Your instructions: Look at the data below and print exactly the lines from its first line through the line with "const seriesColors = ['#5B9BD5', '#ED7D31'];"; the pictures stay out of the copy.

Supplied data:

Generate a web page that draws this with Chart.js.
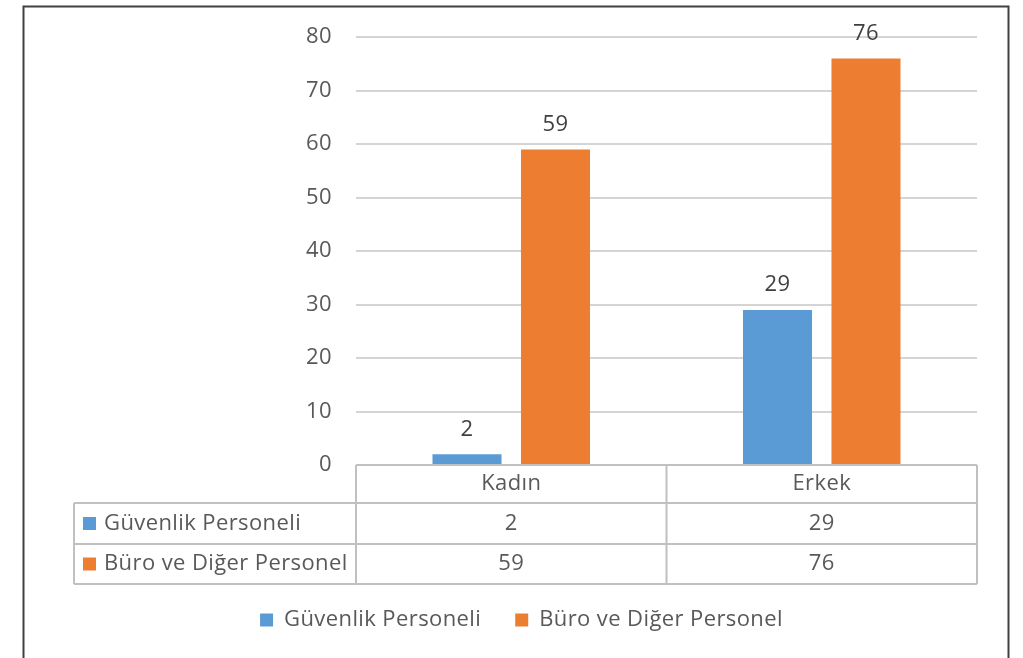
<!DOCTYPE html>
<html>
<head>
<meta charset="utf-8">
<script src="https://cdn.jsdelivr.net/npm/chart.js@4.4.0/dist/chart.umd.min.js"></script>
<style>
  html, body { margin: 0; padding: 0; background: #ffffff; }
  #wrap { width: 1023px; height: 658px; position: relative; }
</style>
</head>
<body>
<div id="wrap"><canvas id="c" width="1023" height="658"></canvas></div>
<script>
const categories = ['Kadın', 'Erkek'];
const seriesNames = ['Güvenlik Personeli', 'Büro ve Diğer Personel'];
const guvenlik = [2, 29];
const buro = [59, 76];
const yTicks = [0, 10, 20, 30, 40, 50, 60, 70, 80];
const seriesColors = ['#5B9BD5', '#ED7D31'];

const FONT = "'Open Sans', 'Noto Sans', sans-serif";
const TEXT = '#595959';

const tablePlugin = {
  id: 'tablePlugin',
  beforeDraw(chart) {
    const ctx = chart.ctx;
    try { ctx.letterSpacing = '0.4px'; } catch (e) {}
    ctx.save();
    ctx.strokeStyle = '#404040';
    ctx.lineWidth = 2;
    ctx.beginPath();
    ctx.moveTo(23.5, 658); ctx.lineTo(23.5, 6.5); ctx.lineTo(1008.5, 6.5); ctx.lineTo(1008.5, 658);
    ctx.stroke();
    ctx.restore();
  },
  afterDatasetsDraw(chart) {
    const ctx = chart.ctx;
    const xs = chart.scales.x;
    const area = chart.chartArea;
    // data labels
    ctx.save();
    ctx.font = '22px ' + FONT;
    ctx.fillStyle = '#404040';
    ctx.textAlign = 'center';
    ctx.textBaseline = 'middle';
    chart.data.datasets.forEach((ds, di) => {
      const meta = chart.getDatasetMeta(di);
      meta.data.forEach((el, i) => {
        ctx.fillText(String(ds.data[i]), el.x, el.y - 25);
      });
    });
    ctx.restore();

    // data table
    const top = area.bottom;
    const rows = [top, top + 38, top + 79, top + 119];
    const tableLeft = 74;
    const colEdges = [area.left];
    for (let i = 0; i < categories.length - 1; i++) {
      colEdges.push((xs.getPixelForValue(i) + xs.getPixelForValue(i + 1)) / 2);
    }
    colEdges.push(area.right);

    ctx.save();
    ctx.strokeStyle = '#c0c0c0';
    ctx.lineWidth = 2;
    ctx.beginPath();
    ctx.moveTo(area.left, rows[0]); ctx.lineTo(area.right, rows[0]);
    for (let r = 1; r < rows.length; r++) {
      ctx.moveTo(tableLeft, rows[r]); ctx.lineTo(area.right, rows[r]);
    }
    ctx.moveTo(tableLeft, rows[1]); ctx.lineTo(tableLeft, rows[3]);
    colEdges.forEach(x => { ctx.moveTo(x, rows[0]); ctx.lineTo(x, rows[3]); });
    ctx.stroke();

    ctx.font = '22px ' + FONT;
    ctx.fillStyle = TEXT;
    ctx.textBaseline = 'middle';
    ctx.textAlign = 'center';
    categories.forEach((c, i) => {
      const cx = xs.getPixelForValue(i);
      ctx.fillText(c, cx, (rows[0] + rows[1]) / 2);
      chart.data.datasets.forEach((ds, di) => {
        ctx.fillText(String(ds.data[i]), cx, (rows[di + 1] + rows[di + 2]) / 2);
      });
    });
    ctx.textAlign = 'left';
    chart.data.datasets.forEach((ds, di) => {
      const cy = (rows[di + 1] + rows[di + 2]) / 2;
      ctx.fillStyle = ds.backgroundColor;
      ctx.fillRect(83, cy - 6.5, 13, 13);
      ctx.fillStyle = TEXT;
      ctx.fillText(ds.label, 104, cy);
    });
    ctx.restore();
  }
};

new Chart(document.getElementById('c'), {
  type: 'bar',
  data: {
    labels: categories,
    datasets: [
      { label: seriesNames[0], data: guvenlik, backgroundColor: seriesColors[0] },
      { label: seriesNames[1], data: buro, backgroundColor: seriesColors[1] }
    ]
  },
  options: {
    responsive: false,
    animation: false,
    events: [],
    categoryPercentage: 0.57,
    barPercentage: 0.78,
    layout: { padding: { left: 50, right: 46, top: 36, bottom: 17 } },
    scales: {
      x: {
        grid: { display: false },
        border: { display: false },
        ticks: { display: false },
        afterFit(scale) { scale.height = 110; }
      },
      y: {
        min: 0, max: 80,
        afterBuildTicks(scale) { scale.ticks = yTicks.map(v => ({ value: v })); },
        grid: { color: '#d4d4d4', lineWidth: 2, drawTicks: false },
        border: { display: false },
        ticks: { color: TEXT, font: { family: FONT, size: 22 }, padding: 24 },
        afterFit(scale) { scale.width = 306; }
      }
    },
    plugins: {
      tooltip: { enabled: false },
      legend: {
        position: 'bottom',
        labels: {
          color: TEXT,
          font: { family: FONT, size: 22 },
          boxWidth: 13,
          boxHeight: 13,
          padding: 34
        }
      }
    }
  },
  plugins: [tablePlugin]
});
</script>
</body>
</html>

Solution to the problem:
Generate a web page that draws this with Chart.js.
<!DOCTYPE html>
<html>
<head>
<meta charset="utf-8">
<script src="https://cdn.jsdelivr.net/npm/chart.js@4.4.0/dist/chart.umd.min.js"></script>
<style>
  html, body { margin: 0; padding: 0; background: #ffffff; }
  #wrap { width: 1023px; height: 658px; position: relative; }
</style>
</head>
<body>
<div id="wrap"><canvas id="c" width="1023" height="658"></canvas></div>
<script>
const categories = ['Kadın', 'Erkek'];
const seriesNames = ['Güvenlik Personeli', 'Büro ve Diğer Personel'];
const guvenlik = [2, 29];
const buro = [59, 76];
const yTicks = [0, 10, 20, 30, 40, 50, 60, 70, 80];
const seriesColors = ['#5B9BD5', '#ED7D31'];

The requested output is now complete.